In their conclusion, Gasser & Smith (1993), acknowledged that their model did not take into account other differences between nouns and adjectives, such as varying patterns of semantic overlap or the proportion of the representational space they cover as a class (the different adjectives which together describe a dimension can be used to talk about any possible value on that dimension (e.g. there is a continuum from black to white), but there are many possible combinations on different dimensions for which we have no nouns). They emphasized, however, that the importance of the model lay in showing that the traditional explanation for the different acquisition rates of nouns and adjectives may be more than is really needed: the difference between 'arguments' and 'predicates' would not have its origin as much in a fundamental linguistic opposition as in the nature and number of dimensions of the concepts involved.
As far as I know, Gasser & Smith's network has been the only one so far to vaguely model what cognitive linguists would call 'experiential realism' (Lakoff 1987): how the content of linguistic concepts could be drawn from perceptual experiences. If experiential realism can be shown to be an implementable hypothesis, it would offer a possible solution for the Symbol Grounding Problem (i.e. how can concepts have content -- Harnad 1992) and the even more fundamental Symbol Emergence Problem (i.e. where does the content of the concepts come from -- Plunkett et al. 1992).
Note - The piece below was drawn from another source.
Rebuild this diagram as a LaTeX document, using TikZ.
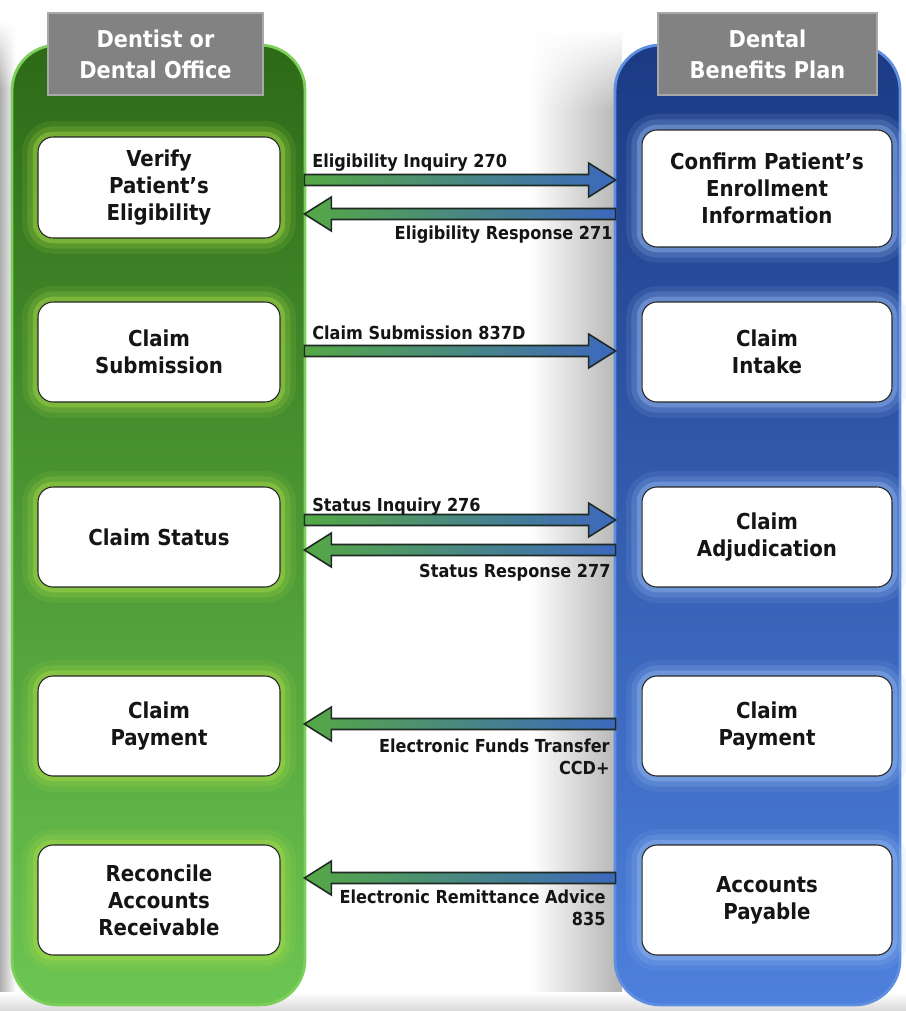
\documentclass[tikz,border=0pt]{standalone}
\usepackage{fontspec}
\setmainfont{DejaVu Sans Condensed}
\usetikzlibrary{calc,fadings}
\definecolor{gtop}{HTML}{2D6A17}
\definecolor{gmid}{HTML}{4E9C2F}
\definecolor{gbot}{HTML}{6CC552}
\definecolor{gedge}{HTML}{7CD05A}
\definecolor{btop}{HTML}{1C3A84}
\definecolor{bmid}{HTML}{3364BF}
\definecolor{bbot}{HTML}{4D80DC}
\definecolor{bedge}{HTML}{5E8EE0}
\definecolor{ggl}{HTML}{A9DC48}
\definecolor{bgl}{HTML}{95B9F0}
\definecolor{agreen}{HTML}{55A845}
\definecolor{ablue}{HTML}{3D68BE}
\definecolor{aline}{HTML}{1F2A22}
\definecolor{tabmid}{HTML}{828282}
\definecolor{tabedge}{HTML}{A8A8A8}
\definecolor{txt}{HTML}{151515}
\newcommand\rflow[2]{\path[flowarrow] ($(#1)+(0,-5.5)$) -- ($(#2)+(-27,-5.5)$) -- ($(#2)+(-27,-17)$) -- (#2) -- ($(#2)+(-27,17)$) -- ($(#2)+(-27,5.5)$) -- ($(#1)+(0,5.5)$) -- cycle;}
\newcommand\lflow[2]{\path[flowarrow] ($(#1)+(0,-5.5)$) -- ($(#2)+(27,-5.5)$) -- ($(#2)+(27,-17)$) -- (#2) -- ($(#2)+(27,17)$) -- ($(#2)+(27,5.5)$) -- ($(#1)+(0,5.5)$) -- cycle;}
\begin{document}
\begin{tikzpicture}[x=0.02cm,y=-0.02cm,
  column/.style={rectangle, rounded corners=0.9cm, inner sep=0pt, line width=1.6pt},
  tab/.style={rectangle, inner sep=0pt, minimum width=4.3cm, minimum height=1.64cm,
    fill=tabmid, draw=tabedge, line width=1.3pt,
    text=white, align=center, font=\bfseries\fontsize{13.2}{17.5}\selectfont},
  boxbase/.style={rectangle, rounded corners=0.3cm, fill=white, draw=black!85, line width=0.6pt,
    text=txt, align=center, font=\bfseries\fontsize{12.5}{15.4}\selectfont, inner sep=0pt},
  lbox/.style={boxbase, minimum width=4.84cm,
    preaction={draw=ggl, line width=18pt, opacity=0.12},
    preaction={draw=ggl, line width=12pt, opacity=0.2},
    preaction={draw=ggl, line width=6pt, opacity=0.4}},
  rbox/.style={boxbase, minimum width=5.0cm,
    preaction={draw=bgl, line width=18pt, opacity=0.12},
    preaction={draw=bgl, line width=12pt, opacity=0.2},
    preaction={draw=bgl, line width=6pt, opacity=0.4}},
  flowarrow/.style={left color=agreen, right color=ablue, draw=aline, line width=0.9pt, line join=miter},
  flowlabel/.style={text=txt, font=\bfseries\fontsize{10.2}{12.4}\selectfont, inner sep=0pt, align=right}]
\useasboundingbox (0,0) rectangle (906,1011);
\fill[white] (0,0) rectangle (906,1011);
% background shadows
\shade[left color=black!32, right color=white] (0,90) rectangle (16,1011);
\shade[left color=black!32, right color=white, path fading=north] (0,20) rectangle (16,91);
\shade[left color=white, right color=black!30] (530,110) rectangle (622,1011);
\shade[left color=white, right color=black!30, path fading=north] (530,30) rectangle (622,111);
\shade[top color=white, bottom color=black!15] (0,992) rectangle (906,1011);
% columns
\node[column, minimum width=5.86cm, minimum height=19.2cm, top color=gtop, middle color=gmid, bottom color=gbot, draw=gedge] (gcol) at (158.5,525) {};
\node[column, minimum width=5.7cm, minimum height=19.2cm, top color=btop, middle color=bmid, bottom color=bbot, draw=bedge] (bcol) at (757.5,525) {};
% tabs
\node[tab] (gtab) at (155.5,54) {Dentist or\\Dental Office};
\node[tab, minimum width=4.38cm] (btab) at (767.5,54) {Dental\\Benefits Plan};
% left boxes
\node[lbox, minimum height=2.02cm] (v1) at (159,187.5) {Verify\\Patient’s\\Eligibility};
\node[lbox, minimum height=2.0cm] (v2) at (159,352) {Claim\\Submission};
\node[lbox, minimum height=2.0cm] (v3) at (159,537) {Claim Status};
\node[lbox, minimum height=2.0cm] (v4) at (159,726) {Claim\\Payment};
\node[lbox, minimum height=2.2cm] (v5) at (159,900) {Reconcile\\Accounts\\Receivable};
% right boxes
\node[rbox, minimum height=2.34cm] (p1) at (767,188.5) {Confirm Patient’s\\Enrollment\\Information};
\node[rbox, minimum height=2.0cm] (p2) at (767,352) {Claim\\Intake};
\node[rbox, minimum height=2.0cm] (p3) at (767,537) {Claim\\Adjudication};
\node[rbox, minimum height=2.0cm] (p4) at (767,726) {Claim\\Payment};
\node[rbox, minimum height=2.2cm] (p5) at (767,900) {Accounts\\Payable};
% arrow end points on the column edges
\coordinate (a1l) at ($(gcol.east |- v1.center)+(-2,-7.5)$);
\coordinate (a1r) at ($(bcol.west |- v1.center)+(2,-7.5)$);
\coordinate (a2l) at ($(gcol.east |- v1.center)+(-2,26.5)$);
\coordinate (a2r) at ($(bcol.west |- v1.center)+(2,26.5)$);
\coordinate (a3l) at ($(gcol.east |- v2.center)+(-2,-1)$);
\coordinate (a3r) at ($(bcol.west |- v2.center)+(2,-1)$);
\coordinate (a4l) at ($(gcol.east |- v3.center)+(-2,-17)$);
\coordinate (a4r) at ($(bcol.west |- v3.center)+(2,-17)$);
\coordinate (a5l) at ($(gcol.east |- v3.center)+(-2,13)$);
\coordinate (a5r) at ($(bcol.west |- v3.center)+(2,13)$);
\coordinate (a6l) at ($(gcol.east |- v4.center)+(-2,-2)$);
\coordinate (a6r) at ($(bcol.west |- v4.center)+(2,-2)$);
\coordinate (a7l) at ($(gcol.east |- v5.center)+(-2,-22)$);
\coordinate (a7r) at ($(bcol.west |- v5.center)+(2,-22)$);
% arrows
\rflow{a1l}{a1r}
\lflow{a2r}{a2l}
\rflow{a3l}{a3r}
\rflow{a4l}{a4r}
\lflow{a5r}{a5l}
\lflow{a6r}{a6l}
\lflow{a7r}{a7l}
% labels
\node[flowlabel, anchor=base west] (l1) at (312,167) {Eligibility Inquiry 270};
\node[flowlabel, anchor=base east] (l2) at (613,239) {Eligibility Response 271};
\node[flowlabel, anchor=base west] (l3) at (312,339) {Claim Submission 837D};
\node[flowlabel, anchor=base west] (l4) at (312,511) {Status Inquiry 276};
\node[flowlabel, anchor=base east] (l5) at (611,577) {Status Response 277};
\node[flowlabel, anchor=north east] (l6) at (610,739) {Electronic Funds Transfer\\CCD+};
\node[flowlabel, anchor=north east] (l7) at (606,890) {Electronic Remittance Advice\\835};
\end{tikzpicture}
\end{document}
In this manner, experiential realism would be a viable alternative to the strong nativist position of Chomsky (1988) and Piatelli-Palmarini (1989).
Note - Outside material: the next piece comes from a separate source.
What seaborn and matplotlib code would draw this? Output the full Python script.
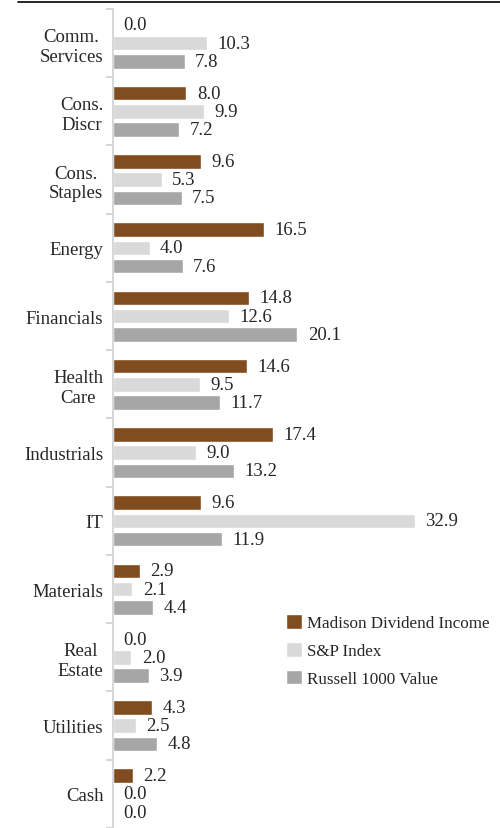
import pandas as pd
import matplotlib.pyplot as plt
import seaborn as sns
from matplotlib.lines import Line2D
from matplotlib.ticker import FixedLocator

#data
sectors = ["Comm.\nServices", "Cons.\nDiscr", "Cons.\nStaples", "Energy", "Financials",
           "Health\nCare", "Industrials", "IT", "Materials", "Real\nEstate", "Utilities", "Cash"]
madison = [0.0, 8.0, 9.6, 16.5, 14.8, 14.6, 17.4, 9.6, 2.9, 0.0, 4.3, 2.2]
sp_index = [10.3, 9.9, 5.3, 4.0, 12.6, 9.5, 9.0, 32.9, 2.1, 2.0, 2.5, 0.0]
russell = [7.8, 7.2, 7.5, 7.6, 20.1, 11.7, 13.2, 11.9, 4.4, 3.9, 4.8, 0.0]
series = ["Madison Dividend Income", "S&P Index", "Russell 1000 Value"]
colors = ["#914B0F", "#D9D9D9", "#A6A6A6"]

df = pd.DataFrame({"sector": sectors, series[0]: madison, series[1]: sp_index, series[2]: russell})
df = df.melt(id_vars="sector", var_name="fund", value_name="weight")

sns.set_style("white")
plt.rcParams["font.family"] = ["Liberation Serif", "DejaVu Serif"]

fig = plt.figure(figsize=(5, 8.29), dpi=100)
ax = fig.add_axes([0.226, 0.0, 0.774, 0.988])

sns.barplot(data=df, x="weight", y="sector", hue="fund", palette=colors, orient="h",
            width=0.8, ax=ax, legend=True)

#thinner bars with a small gap
for p in ax.patches:
    h = p.get_height()
    p.set_y(p.get_y() + h * 0.1)
    p.set_height(h * 0.8)

for c in ax.containers:
    ax.bar_label(c, fmt="%.1f", padding=7.5, fontsize=13.5, color="#262626")

ax.set_xlim(0, 42.2)
ax.set_ylim(11.5, -0.5)
ax.set_xlabel("")
ax.set_ylabel("")
ax.set_xticks([])
ax.tick_params(axis="y", which="major", left=False, labelsize=13.5, labelcolor="#262626", pad=3.5)
ax.yaxis.set_minor_locator(FixedLocator([i + 0.5 for i in range(-1, 12)]))
ax.tick_params(axis="y", which="minor", left=True, length=5, width=1.2, color="#D0D0D0")
for t in ax.get_yticklabels():
    t.set_multialignment("center")
for s in ["top", "right", "bottom"]:
    ax.spines[s].set_visible(False)
ax.spines["left"].set_color("#D0D0D0")
ax.spines["left"].set_linewidth(1.2)

handles, labels = ax.get_legend_handles_labels()
ax.legend(handles, labels, loc="upper left", bbox_to_anchor=(0.572, 0.258),
          bbox_transform=fig.transFigure, frameon=False, fontsize=12.25,
          borderpad=0, borderaxespad=0, handlelength=0.95, handleheight=0.95,
          handletextpad=0.3, labelspacing=0.62)

#black rule at the top
fig.add_artist(Line2D([0.036, 1.0], [0.996, 0.996], color="black", lw=1.2))

fig.savefig("out.png", dpi=100)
For the implementation of the semantic representations used in CLASPnet I have been inspired by the method used by Gasser & Smith: CLASPnet too uses a combination of perceptual features to give the network information about what's happening in its 'virtual environment'. Contrary to the model just presented, however, features from different senses have been combined, and semantic representations have been developed for word classes other than adjectives and nouns (see 3.1.1).